### PROVIDED DATA:
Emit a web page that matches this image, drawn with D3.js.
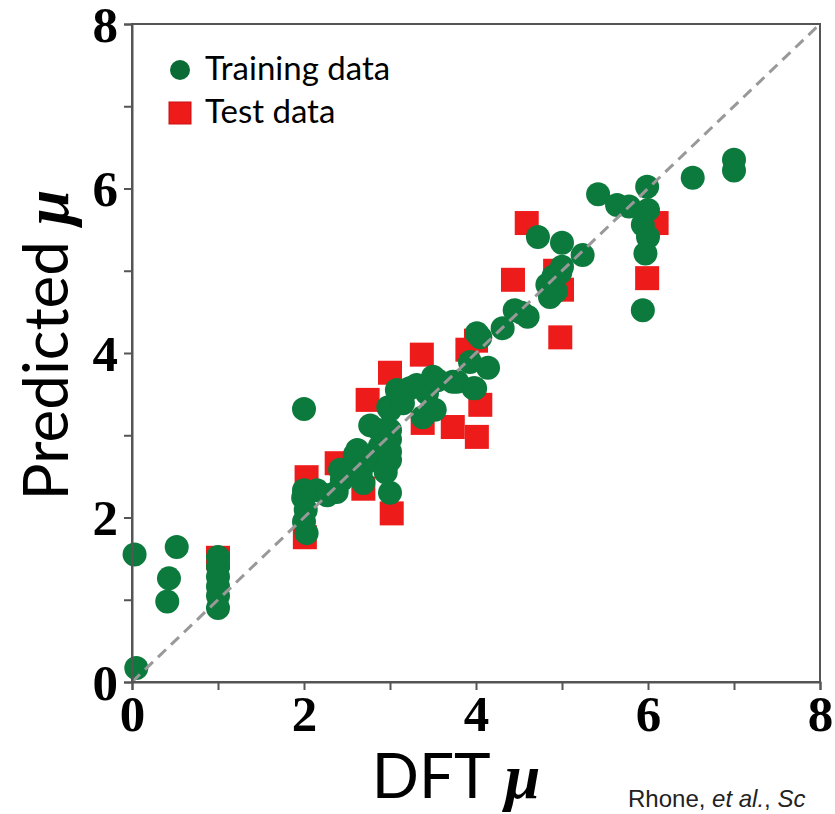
<!DOCTYPE html>
<html><head><meta charset="utf-8">
<script src="https://cdn.jsdelivr.net/npm/d3@7"></script>
<style>body{margin:0;background:#fff;}svg{display:block;}</style>
</head><body>
<script>
const trainX = [0.03,0.05,0.52,0.43,0.41,1,1,1,1,1,1,
 2.0,2.0,1.99,2.02,2.03,2.0,2.15,2.27,2.38,2.44,2.42,2.55,2.59,2.62,2.69,2.66,2.77,2.88,2.8,2.97,3.0,2.95,3.0,3.0,2.98,2.88,3.0,3.0,3.0,
 3.08,3.14,3.15,3.23,3.31,3.38,3.43,3.5,3.52,3.55,3.73,3.78,3.97,3.99,3.93,4.14,4.01,4.05,4.31,4.45,4.6,4.53,
 4.83,4.9,5.0,4.86,4.93,4.98,4.72,5.0,5.24,5.42,5.64,5.78,5.99,6.0,5.94,6.0,5.97,5.94,6.52,7.0,7.0];
const trainY = [1.55,0.17,1.64,1.26,0.98,1.52,1.4,1.28,1.16,1.05,0.9,
 3.32,2.33,2.24,2.09,1.81,1.95,2.33,2.27,2.31,2.46,2.58,2.6,2.76,2.82,2.42,2.55,3.12,2.86,2.7,2.66,2.3,2.55,2.8,2.95,3.34,3.06,3.31,3.06,2.7,
 3.55,3.53,3.39,3.57,3.61,3.22,3.51,3.71,3.31,3.67,3.65,3.65,3.57,3.57,3.89,3.82,4.24,4.19,4.3,4.52,4.44,4.49,
 4.83,4.93,5.05,4.68,4.75,4.98,5.41,5.34,5.19,5.93,5.8,5.78,6.02,5.74,5.56,5.41,5.21,4.52,6.13,6.35,6.22];
const testX = [1.0,2.03,2.01,2.38,2.69,2.74,3.02,3.0,3.37,3.38,3.73,4.01,4.05,3.9,4.0,4.43,4.59,4.98,5.0,4.92,5.99,6.1];
const testY = [1.51,2.49,1.76,2.66,2.35,3.43,2.05,3.76,3.98,3.15,3.1,2.98,3.37,4.04,4.15,4.89,5.58,4.19,4.77,5.0,4.91,5.58];
const xTicks = [0,1,2,3,4,5,6,7,8];
const yTicks = [0,1,2,3,4,5,6,7,8];
const tickLabels = ["0","","2","","4","","6","","8"];
const legendLabels = ["Training data","Test data"];

const W=835,H=814;
const L=132,R=820,T=24,B=682;
const svg=d3.select("body").append("svg").attr("width",W).attr("height",H);
const x=d3.scaleLinear().domain([0,8]).range([L,R]);
const y=d3.scaleLinear().domain([0,8]).range([B,T]);

const green="#0b7a3c", red="#ee1b1b";

// test squares
const S=24;
svg.append("g").selectAll("rect").data(testX.map((v,i)=>[v,testY[i]])).join("rect")
 .attr("x",d=>x(d[0])-S/2).attr("y",d=>y(d[1])-S/2).attr("width",S).attr("height",S).attr("fill",red);
// training circles
svg.append("g").selectAll("circle").data(trainX.map((v,i)=>[v,trainY[i]])).join("circle")
 .attr("cx",d=>x(d[0])).attr("cy",d=>y(d[1])).attr("r",12).attr("fill",green);

// diagonal
svg.append("line").attr("x1",x(0)).attr("y1",y(0)).attr("x2",x(8)).attr("y2",y(8))
 .attr("stroke","#999").attr("stroke-width",3).attr("stroke-dasharray","11,7");

// frame
svg.append("rect").attr("x",L).attr("y",T).attr("width",R-L).attr("height",B-T)
 .attr("fill","none").attr("stroke","#555").attr("stroke-width",2);

const fmt=(d,i)=>tickLabels[i];
const xa=svg.append("g").attr("transform",`translate(0,${B})`)
 .call(d3.axisBottom(x).tickValues(xTicks).tickFormat(fmt).tickSizeOuter(0).tickSize(8).tickPadding(3));
const ya=svg.append("g").attr("transform",`translate(${L},0)`)
 .call(d3.axisLeft(y).tickValues(yTicks).tickFormat(fmt).tickSizeOuter(0).tickSize(8).tickPadding(6));
[xa,ya].forEach(a=>{
 a.select(".domain").attr("stroke","#555").attr("stroke-width",2);
 a.selectAll(".tick line").attr("stroke","#555").attr("stroke-width",2);
 a.selectAll("text").attr("fill","#000").style("font-family","'Liberation Serif',serif")
  .style("font-weight","bold").style("font-size","51px");
});
ya.selectAll("text").attr("dy","0.34em");
xa.selectAll("text").attr("dy","0.74em");

// axis titles
const yt=svg.append("text").attr("transform",`translate(68,${y(4)-8}) rotate(-90)`)
 .attr("text-anchor","middle").style("font-size","62px").style("font-family","Lato,'Open Sans',sans-serif");
yt.append("tspan").text("Predicted ");
yt.append("tspan").text("μ").style("font-family","'Liberation Serif',serif").style("font-weight","bold").style("font-style","italic").style("font-size","64px");
const xt=svg.append("text").attr("x",456).attr("y",798)
 .attr("text-anchor","middle").style("font-size","62px").style("font-family","Lato,'Open Sans',sans-serif");
xt.append("tspan").text("DFT ");
xt.append("tspan").text("μ").style("font-family","'Liberation Serif',serif").style("font-weight","bold").style("font-style","italic").style("font-size","64px");

// legend
svg.append("circle").attr("cx",180).attr("cy",70).attr("r",10).attr("fill","#0a6b35");
svg.append("rect").attr("x",169).attr("y",102).attr("width",22).attr("height",22).attr("fill",red).attr("stroke","#c81010").attr("stroke-width",1);
svg.append("text").attr("x",205).attr("y",80).text(legendLabels[0]).style("font-size","33px").style("font-family","Lato,'Open Sans',sans-serif");
svg.append("text").attr("x",205).attr("y",123).text(legendLabels[1]).style("font-size","33px").style("font-family","Lato,'Open Sans',sans-serif");

// citation
const ct=svg.append("text").attr("x",628).attr("y",807).style("font-size","24px").style("font-family","'Liberation Sans',Arial,sans-serif").attr("fill","#222");
ct.append("tspan").text("Rhone, ");
ct.append("tspan").text("et al.").style("font-style","italic");
ct.append("tspan").text(", ");
ct.append("tspan").text("Sc").style("font-style","italic");
</script>
</body></html>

### GOAL:
Omit the pictures and output all of the other material exactly.

### REPLY TO THE TASK:
Emit a web page that matches this image, drawn with D3.js.
<!DOCTYPE html>
<html><head><meta charset="utf-8">
<script src="https://cdn.jsdelivr.net/npm/d3@7"></script>
<style>body{margin:0;background:#fff;}svg{display:block;}</style>
</head><body>
<script>
const trainX = [0.03,0.05,0.52,0.43,0.41,1,1,1,1,1,1,
 2.0,2.0,1.99,2.02,2.03,2.0,2.15,2.27,2.38,2.44,2.42,2.55,2.59,2.62,2.69,2.66,2.77,2.88,2.8,2.97,3.0,2.95,3.0,3.0,2.98,2.88,3.0,3.0,3.0,
 3.08,3.14,3.15,3.23,3.31,3.38,3.43,3.5,3.52,3.55,3.73,3.78,3.97,3.99,3.93,4.14,4.01,4.05,4.31,4.45,4.6,4.53,
 4.83,4.9,5.0,4.86,4.93,4.98,4.72,5.0,5.24,5.42,5.64,5.78,5.99,6.0,5.94,6.0,5.97,5.94,6.52,7.0,7.0];
const trainY = [1.55,0.17,1.64,1.26,0.98,1.52,1.4,1.28,1.16,1.05,0.9,
 3.32,2.33,2.24,2.09,1.81,1.95,2.33,2.27,2.31,2.46,2.58,2.6,2.76,2.82,2.42,2.55,3.12,2.86,2.7,2.66,2.3,2.55,2.8,2.95,3.34,3.06,3.31,3.06,2.7,
 3.55,3.53,3.39,3.57,3.61,3.22,3.51,3.71,3.31,3.67,3.65,3.65,3.57,3.57,3.89,3.82,4.24,4.19,4.3,4.52,4.44,4.49,
 4.83,4.93,5.05,4.68,4.75,4.98,5.41,5.34,5.19,5.93,5.8,5.78,6.02,5.74,5.56,5.41,5.21,4.52,6.13,6.35,6.22];
const testX = [1.0,2.03,2.01,2.38,2.69,2.74,3.02,3.0,3.37,3.38,3.73,4.01,4.05,3.9,4.0,4.43,4.59,4.98,5.0,4.92,5.99,6.1];
const testY = [1.51,2.49,1.76,2.66,2.35,3.43,2.05,3.76,3.98,3.15,3.1,2.98,3.37,4.04,4.15,4.89,5.58,4.19,4.77,5.0,4.91,5.58];
const xTicks = [0,1,2,3,4,5,6,7,8];
const yTicks = [0,1,2,3,4,5,6,7,8];
const tickLabels = ["0","","2","","4","","6","","8"];
const legendLabels = ["Training data","Test data"];

const W=835,H=814;
const L=132,R=820,T=24,B=682;
const svg=d3.select("body").append("svg").attr("width",W).attr("height",H);
const x=d3.scaleLinear().domain([0,8]).range([L,R]);
const y=d3.scaleLinear().domain([0,8]).range([B,T]);

const green="#0b7a3c", red="#ee1b1b";

// test squares
const S=24;
svg.append("g").selectAll("rect").data(testX.map((v,i)=>[v,testY[i]])).join("rect")
 .attr("x",d=>x(d[0])-S/2).attr("y",d=>y(d[1])-S/2).attr("width",S).attr("height",S).attr("fill",red);
// training circles
svg.append("g").selectAll("circle").data(trainX.map((v,i)=>[v,trainY[i]])).join("circle")
 .attr("cx",d=>x(d[0])).attr("cy",d=>y(d[1])).attr("r",12).attr("fill",green);

// diagonal
svg.append("line").attr("x1",x(0)).attr("y1",y(0)).attr("x2",x(8)).attr("y2",y(8))
 .attr("stroke","#999").attr("stroke-width",3).attr("stroke-dasharray","11,7");

// frame
svg.append("rect").attr("x",L).attr("y",T).attr("width",R-L).attr("height",B-T)
 .attr("fill","none").attr("stroke","#555").attr("stroke-width",2);

const fmt=(d,i)=>tickLabels[i];
const xa=svg.append("g").attr("transform",`translate(0,${B})`)
 .call(d3.axisBottom(x).tickValues(xTicks).tickFormat(fmt).tickSizeOuter(0).tickSize(8).tickPadding(3));
const ya=svg.append("g").attr("transform",`translate(${L},0)`)
 .call(d3.axisLeft(y).tickValues(yTicks).tickFormat(fmt).tickSizeOuter(0).tickSize(8).tickPadding(6));
[xa,ya].forEach(a=>{
 a.select(".domain").attr("stroke","#555").attr("stroke-width",2);
 a.selectAll(".tick line").attr("stroke","#555").attr("stroke-width",2);
 a.selectAll("text").attr("fill","#000").style("font-family","'Liberation Serif',serif")
  .style("font-weight","bold").style("font-size","51px");
});
ya.selectAll("text").attr("dy","0.34em");
xa.selectAll("text").attr("dy","0.74em");

// axis titles
const yt=svg.append("text").attr("transform",`translate(68,${y(4)-8}) rotate(-90)`)
 .attr("text-anchor","middle").style("font-size","62px").style("font-family","Lato,'Open Sans',sans-serif");
yt.append("tspan").text("Predicted ");
yt.append("tspan").text("μ").style("font-family","'Liberation Serif',serif").style("font-weight","bold").style("font-style","italic").style("font-size","64px");
const xt=svg.append("text").attr("x",456).attr("y",798)
 .attr("text-anchor","middle").style("font-size","62px").style("font-family","Lato,'Open Sans',sans-serif");
xt.append("tspan").text("DFT ");
xt.append("tspan").text("μ").style("font-family","'Liberation Serif',serif").style("font-weight","bold").style("font-style","italic").style("font-size","64px");

// legend
svg.append("circle").attr("cx",180).attr("cy",70).attr("r",10).attr("fill","#0a6b35");
svg.append("rect").attr("x",169).attr("y",102).attr("width",22).attr("height",22).attr("fill",red).attr("stroke","#c81010").attr("stroke-width",1);
svg.append("text").attr("x",205).attr("y",80).text(legendLabels[0]).style("font-size","33px").style("font-family","Lato,'Open Sans',sans-serif");
svg.append("text").attr("x",205).attr("y",123).text(legendLabels[1]).style("font-size","33px").style("font-family","Lato,'Open Sans',sans-serif");

// citation
const ct=svg.append("text").attr("x",628).attr("y",807).style("font-size","24px").style("font-family","'Liberation Sans',Arial,sans-serif").attr("fill","#222");
ct.append("tspan").text("Rhone, ");
ct.append("tspan").text("et al.").style("font-style","italic");
ct.append("tspan").text(", ");
ct.append("tspan").text("Sc").style("font-style","italic");
</script>
</body></html>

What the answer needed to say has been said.